Akimbo showed it’s continuing its quest for a successful strategy today with the unveiling of a new service that enables content providers to publish web video on their own sites. Akimbo says its new offering will take care of the content publishing, front-end navigation and monetization, accommodating multiple transactional models including ad-supported, download-to-own and subscription.
To help it through this latest incarnation, Akimbo secured new financing from investors including Draper Fisher Jurvetson, Kleiner Perkins Caufield and Byers, and Zone Ventures. A call to determine the exact amount of new money raised was not returned by Akimbo by press time.
But will this be the breakout move Akimbo needs?
To recap, Akimbo started off as a hardware company delivering video content to your TV, then it expanded into video on the PC, then it dropped the hardware altogether and switched to creating software for other set-top boxes, and then its CEO left to become a VC with Norwest Venture Partners (which is on the hunt for video startups).
Akimbo’s investors include AT&T and Cisco, so one has to wonder what the future holds for its set-top strategy. Perhaps Akimbo is ceding that particular future to the likes of Apple TV, Comcast and Netflix.

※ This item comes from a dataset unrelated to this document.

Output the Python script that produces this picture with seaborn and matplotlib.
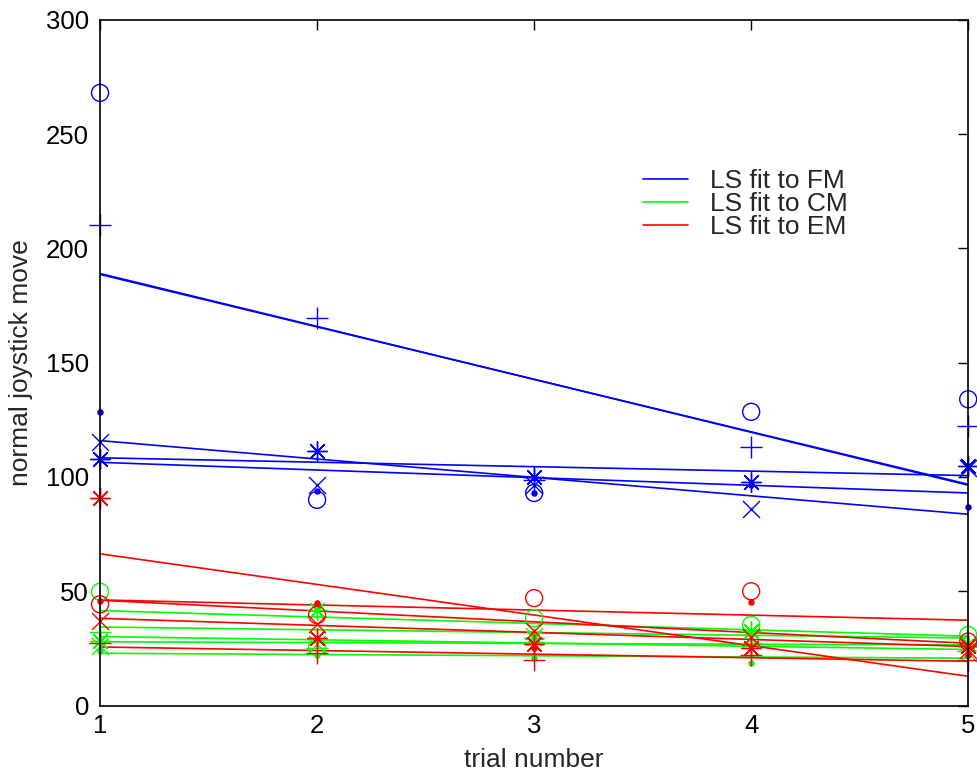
import numpy as np
import matplotlib
matplotlib.use("Agg")
import matplotlib.pyplot as plt
import seaborn as sns

sns.set_style("white")
plt.rcParams['font.family'] = ['Liberation Sans', 'DejaVu Sans']

trials = [1, 2, 3, 4, 5]
marker_types = ['o', '+', '.', 'x', '*']

# FM (blue)
fm_o = [268, 90, 93, 128.5, 134]
fm_plus = [210, 169.5, 98.5, 113, 122.5]
fm_dot = [128.5, 94, 93, 96.5, 87]
fm_x = [115.5, 96.5, 96.5, 86, 104]
fm_star = [108, 111.5, 100, 98, 105]

# CM (green)
cm_o = [49.8, 25.5, 38.2, 35.3, 30.9]
cm_plus = [32.3, 25, 28, 27.5, 24]
cm_dot = [24, 22.3, 21, 18.5, 23.2]
cm_x = [26, 27, 30.5, 29.5, 23]
cm_star = [28.4, 42, 29.6, 32.8, 27]

# EM (red)
em_o = [44.3, 39.6, 47, 50, 28]
em_plus = [27.4, 23, 20, 22.1, 20]
em_dot = [45.8, 45, 25, 45.5, 22]
em_x = [37, 35.7, 32.8, 30.1, 24.4]
em_star = [90.7, 29.5, 26.8, 25, 26]

groups = [
    ("FM", (0, 0, 1), [fm_o, fm_plus, fm_dot, fm_x, fm_star]),
    ("CM", (0, 1, 0), [cm_o, cm_plus, cm_dot, cm_x, cm_star]),
    ("EM", (1, 0, 0), [em_o, em_plus, em_dot, em_x, em_star]),
]

x_ticks = [1, 2, 3, 4, 5]
y_ticks = [0, 50, 100, 150, 200, 250, 300]

fig = plt.figure(figsize=(9.77, 7.74), dpi=100)
ax = fig.add_axes([0.1024, 0.0884, 0.8886, 0.8861])

mstyle = {
    'o': dict(marker='o', s=150, facecolors='none', linewidths=1.0),
    '+': dict(marker='+', s=230, linewidths=1.0),
    '.': dict(marker='o', s=22, linewidths=0),
    'x': dict(marker='x', s=150, linewidths=1.0),
    '*': dict(marker=(8, 2, 0), s=200, linewidths=1.0),
}

for name, col, series in groups:
    for i, (m, vals) in enumerate(zip(marker_types, series)):
        kw = dict(mstyle[m])
        kw['alpha'] = 1
        kw['clip_on'] = False
        kw['zorder'] = 3
        if m == 'o':
            kw['edgecolors'] = col
        lk = dict(lw=1.2, color=col)
        if i == 0:
            lk['label'] = f"LS fit to {name}"
        sns.regplot(x=np.array(trials, float), y=np.array(vals, float), ax=ax,
                    ci=None, color=col, marker=kw.pop('marker'),
                    scatter_kws=kw, line_kws=lk, truncate=True)

ax.set_xlim(1, 5)
ax.set_ylim(0, 300)
ax.set_xticks(x_ticks)
ax.set_yticks(y_ticks)
ax.set_xlabel("trial number", fontsize=19, labelpad=7)
ax.set_ylabel("normal joystick move", fontsize=19, labelpad=9)
ax.tick_params(direction='in', length=7, width=1, labelsize=18.5,
               top=True, right=True, pad=8, colors='black')
ax.tick_params(axis='x', pad=6)
for sp in ax.spines.values():
    sp.set_visible(True)
    sp.set_color('black')
    sp.set_linewidth(1.2)
    sp.set_zorder(4)

leg = ax.legend(loc='upper left', bbox_to_anchor=(0.6256, 0.782), frameon=False,
                fontsize=19, handlelength=1.7, handletextpad=0.85,
                labelspacing=-0.04, borderaxespad=0, borderpad=0)

fig.savefig("out.png", dpi=100)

This new decentralized approach means it’s going after individual content providers. But the fact that Akimbo is launching this new initiative with little-known video partner MavTV highlights a flaw in this new strategy. Big content companies like Viacom or Disney already have video solutions and don’t need Akimbo’s services, so the company will have to sign up a lot of smaller players to make any money. And while Akimbo will offer video services like paid downloads and subscriptions, it faces competition in the publish-your-own video space from more established players like Brightcove.
UPDATE: PE Hub reports that Akimbo pulled in $8 million in this latest round, bringing its total raised to $56 million since 1999.